Items listed in a dataset:
════════
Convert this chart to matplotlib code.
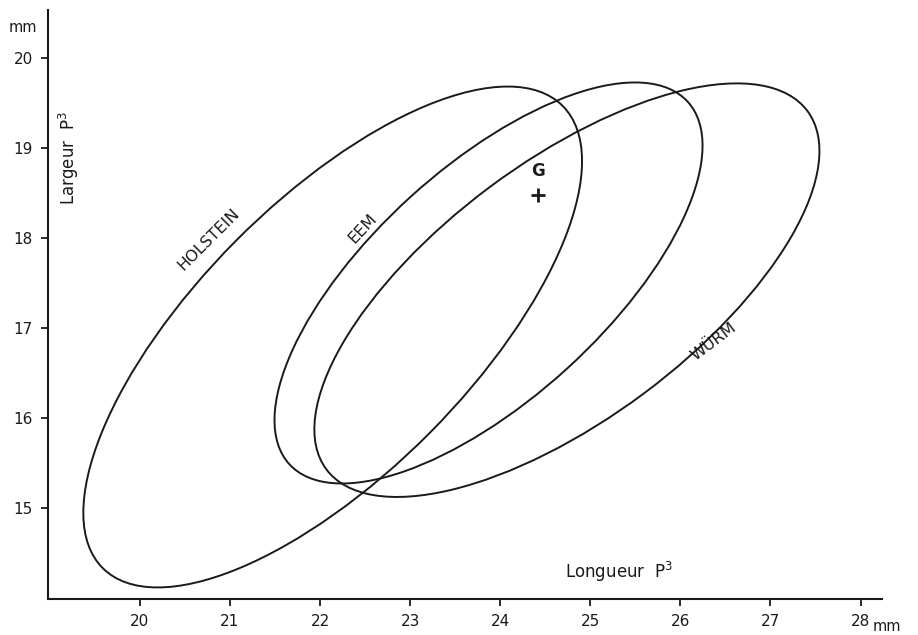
import numpy as np
import matplotlib
matplotlib.use("Agg")
import matplotlib.pyplot as plt
from matplotlib.patches import Ellipse

# ellipse outlines for the three groups (mm)
groups = ["HOLSTEIN", "EEM", "WÜRM"]
center_x = [22.14, 23.87, 24.74]
center_y = [16.90, 17.50, 17.42]
axis_long = [7.24, 5.98, 6.66]
axis_short = [3.03, 2.58, 2.86]
tilt_deg = [45.2, 42.3, 36.7]

# where each group name sits along its outline
label_x = [20.76, 22.47, 26.37]
label_y = [17.98, 18.11, 16.85]
label_rot = [45, 47, 37]

# single specimen G
g_x = [24.42]
g_y = [18.48]

x_ticks = [20, 21, 22, 23, 24, 25, 26, 27, 28]
y_ticks = [15, 16, 17, 18, 19, 20]

ink = "#1a1a1a"
plt.rcParams["font.family"] = ["DejaVu Sans"]
plt.rcParams["mathtext.fontset"] = "dejavusans"

fig = plt.figure(figsize=(9.18, 6.35), dpi=100)
ax = fig.add_axes([0.0523, 0.0567, 0.9087, 0.9273])

for cx, cy, w, h, a in zip(center_x, center_y, axis_long, axis_short, tilt_deg):
    ax.add_patch(Ellipse((cx, cy), w, h, angle=a, fill=False,
                         edgecolor=ink, linewidth=1.4))

for name, lx, ly, r in zip(groups, label_x, label_y, label_rot):
    ax.text(lx, ly, name, rotation=r, ha="center", va="center",
            fontsize=11.5, color=ink, rotation_mode="anchor")

ax.plot(g_x, g_y, marker="+", markersize=10, markeredgewidth=2,
        color=ink, linestyle="none")
ax.text(g_x[0], g_y[0] + 0.26, "G", ha="center", va="center",
        fontsize=12, color=ink, fontweight="bold")

ax.set_xlim(18.98, 28.24)
ax.set_ylim(13.99, 20.53)
ax.set_xticks(x_ticks)
ax.set_yticks(y_ticks)
ax.tick_params(direction="out", length=5, width=1.3, labelsize=11,
               colors=ink, pad=6)
for side in ["top", "right"]:
    ax.spines[side].set_visible(False)
for side in ["left", "bottom"]:
    ax.spines[side].set_linewidth(1.5)
    ax.spines[side].set_color(ink)

ax.text(25.32, 14.29, "Longueur  P$^{3}$", ha="center", va="center",
        fontsize=12, color=ink)
ax.text(19.21, 18.89, "Largeur  P$^{3}$", rotation=90, ha="center",
        va="center", fontsize=12, color=ink)
ax.text(-0.013, 0.97, "mm", transform=ax.transAxes, ha="right",
        va="center", fontsize=10.5, color=ink)
ax.text(28.13, -0.046, "mm", transform=ax.get_xaxis_transform(),
        ha="left", va="center", fontsize=10.5, color=ink)

fig.savefig("out.png", dpi=100, facecolor="white")
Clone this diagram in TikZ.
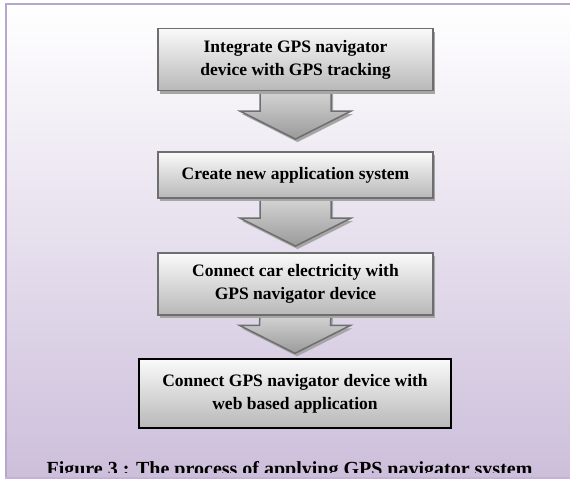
════════
Every record gets retyped exactly; no picture goes into the copy.

_Result_
Convert this chart to matplotlib code.
import numpy as np
import matplotlib
matplotlib.use("Agg")
import matplotlib.pyplot as plt
from matplotlib.patches import Ellipse

# ellipse outlines for the three groups (mm)
groups = ["HOLSTEIN", "EEM", "WÜRM"]
center_x = [22.14, 23.87, 24.74]
center_y = [16.90, 17.50, 17.42]
axis_long = [7.24, 5.98, 6.66]
axis_short = [3.03, 2.58, 2.86]
tilt_deg = [45.2, 42.3, 36.7]

# where each group name sits along its outline
label_x = [20.76, 22.47, 26.37]
label_y = [17.98, 18.11, 16.85]
label_rot = [45, 47, 37]

# single specimen G
g_x = [24.42]
g_y = [18.48]

x_ticks = [20, 21, 22, 23, 24, 25, 26, 27, 28]
y_ticks = [15, 16, 17, 18, 19, 20]

ink = "#1a1a1a"
plt.rcParams["font.family"] = ["DejaVu Sans"]
plt.rcParams["mathtext.fontset"] = "dejavusans"

fig = plt.figure(figsize=(9.18, 6.35), dpi=100)
ax = fig.add_axes([0.0523, 0.0567, 0.9087, 0.9273])

for cx, cy, w, h, a in zip(center_x, center_y, axis_long, axis_short, tilt_deg):
    ax.add_patch(Ellipse((cx, cy), w, h, angle=a, fill=False,
                         edgecolor=ink, linewidth=1.4))

for name, lx, ly, r in zip(groups, label_x, label_y, label_rot):
    ax.text(lx, ly, name, rotation=r, ha="center", va="center",
            fontsize=11.5, color=ink, rotation_mode="anchor")

ax.plot(g_x, g_y, marker="+", markersize=10, markeredgewidth=2,
        color=ink, linestyle="none")
ax.text(g_x[0], g_y[0] + 0.26, "G", ha="center", va="center",
        fontsize=12, color=ink, fontweight="bold")

ax.set_xlim(18.98, 28.24)
ax.set_ylim(13.99, 20.53)
ax.set_xticks(x_ticks)
ax.set_yticks(y_ticks)
ax.tick_params(direction="out", length=5, width=1.3, labelsize=11,
               colors=ink, pad=6)
for side in ["top", "right"]:
    ax.spines[side].set_visible(False)
for side in ["left", "bottom"]:
    ax.spines[side].set_linewidth(1.5)
    ax.spines[side].set_color(ink)

ax.text(25.32, 14.29, "Longueur  P$^{3}$", ha="center", va="center",
        fontsize=12, color=ink)
ax.text(19.21, 18.89, "Largeur  P$^{3}$", rotation=90, ha="center",
        va="center", fontsize=12, color=ink)
ax.text(-0.013, 0.97, "mm", transform=ax.transAxes, ha="right",
        va="center", fontsize=10.5, color=ink)
ax.text(28.13, -0.046, "mm", transform=ax.get_xaxis_transform(),
        ha="left", va="center", fontsize=10.5, color=ink)

fig.savefig("out.png", dpi=100, facecolor="white")
Clone this diagram in TikZ.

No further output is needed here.